Unmanned combat air systems (UCAS) look all but certain to play a part in future offensive operations, but considerable work remains to be done to demonstrate that such technology – plus concepts of operation and regulations surrounding its use – can be effectively employed in a combat scenario.
The UK’s Taranis demonstrator is a perfect example of the challenges facing this autonomous corner of future air combat. Jointly funded by the nation’s Ministry of Defence and industrial partners including BAE Systems and Rolls-Royce, the activity remains shrouded in secrecy, almost three years after the stealthy air vehicle made its flight debut.
Three phases of testing have been conducted since the platform’s debut sortie in August 2013, with the most recent having concluded early this year. No information has been released about the number of flights or total hours of testing accumulated, and BAE was until recently even prevented by the MoD from identifying the location where the activities had taken place: Australia’s remote Woomera test range.
A first campaign was focused on proving vehicle control, before activities moved on to expanding the platform’s flight envelope and assessing it in a full low-observable configuration.
Similar in size to BAE’s Hawk advanced jet trainer, and powered by the same Rolls-Royce Turbomeca Adour turbofan engine, Taranis appears likely to return to the air, for further assessment of its design characteristics and performance.

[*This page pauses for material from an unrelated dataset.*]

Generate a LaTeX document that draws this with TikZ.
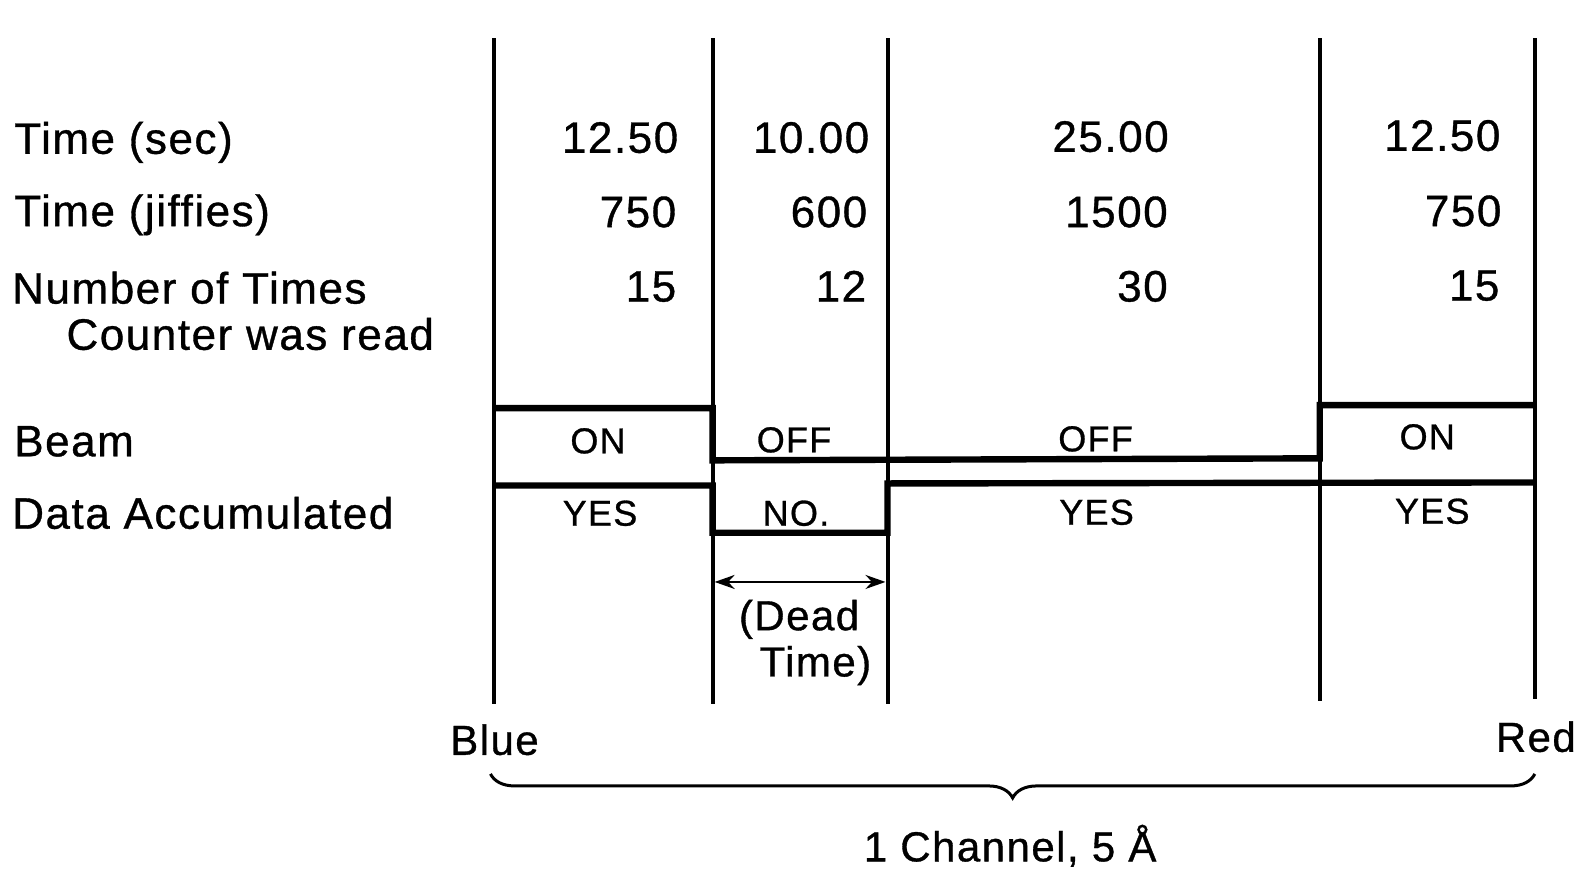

“Analysis of the third phase of trials is still going on – what we do beyond that is subject to discussions once that analysis is complete,” says Martin Rowe-Willcocks, head of sales – future programmes and services for BAE’s Military Air & Information business unit. Speaking at the company’s Warton site in Lancashire on 8 June, he added: “We know there are still things that can be done with this aeroplane, to achieve a real technological outcome.”
Taranis is the product of more than a decade of development and experimentation in aircraft autonomy by BAE, through unmanned demonstrators like Kestrel and Raven – which both debuted in 2003, plus Corax, Herti and Mantis.
“It’s been quite an adventure over 10 years,” says Rowe-Willcocks, who describes the first experience with the radio-controlled Kestrel as a “lightbulb moment for the business”. From the first addition of automatic take-off and landing capability and system autonomy in Raven, BAE has evolved a core mission system that lies at the heart of the stealthy Taranis, and could be applied to a future operational system.
Programme engineers have previously disclosed that the UCAS demonstrator can be operated in either manual, automatic or autonomous modes, following manual engine start. Taranis is able to taxi to the runway automatically, before taking off and carrying out a number of functions without input from a pilot. During autonomous testing the vehicle begins to fly by itself within a set of boundaries, and will fly and search for targets autonomously in accordance with what it has been programmed to do.
In a programme first during the Farnborough air show, BAE will exhibit a notional ground control station (GCS) and operational scenario for what a combat mission involving a Taranis-like vehicle might look like around 20 years from today.
In one conceptual mission, after flying to a tanker for air-to-air refuelling, the unmanned asset enters a conflict zone and avoids known surface-to-air missile engagement zones before starting to look for a pre-programmed target. Once that has been found, the air vehicle will communicate with a ground controller, or the pilot of a nearby fighter, for confirmation and approval to engage.
“You have to have faith that it’s doing what it should be,” notes BAE operational requirements executive Drew Steele of such an autonomous operating mode. “It’s a big mindset change.”
The GCS has been honed using a mission systems integration facility at the Warton site, which BAE employs to demonstrate technologies and concepts of operation to customers early in the development cycle of projects such as Taranis and the proposed Anglo-French future combat air system (FCAS).
Now roughly three-quarters of the way through two-year assessment phase costing about £200 million ($265 million), the bilateral FCAS initiative is expected to be advanced under a €2 billion ($2.2 billion) joint programme. Following further studies involving parties including airframers BAE and Dassault, propulsion system suppliers R-R and Safran and avionics specialists Leonardo and Thales, a technical review should take place in 2020, and an operationally representative demonstrator – likely to be in the 10-15t weight category – could be flown from around 2025.
Equally, elements of Taranis could be applied to manned aircraft such as the Eurofighter Typhoon, and other platforms, in the case of its sophisticated internal weapons bay.
“Taranis is about measuring, and learning together,” says Rowe-Willcocks, describing the demonstrator as “the most complex, the most advanced autonomous system developed in the UK”. He adds: “We really think we’ve pushed the boundaries an awful lot on the technology and what it’s capable of doing.”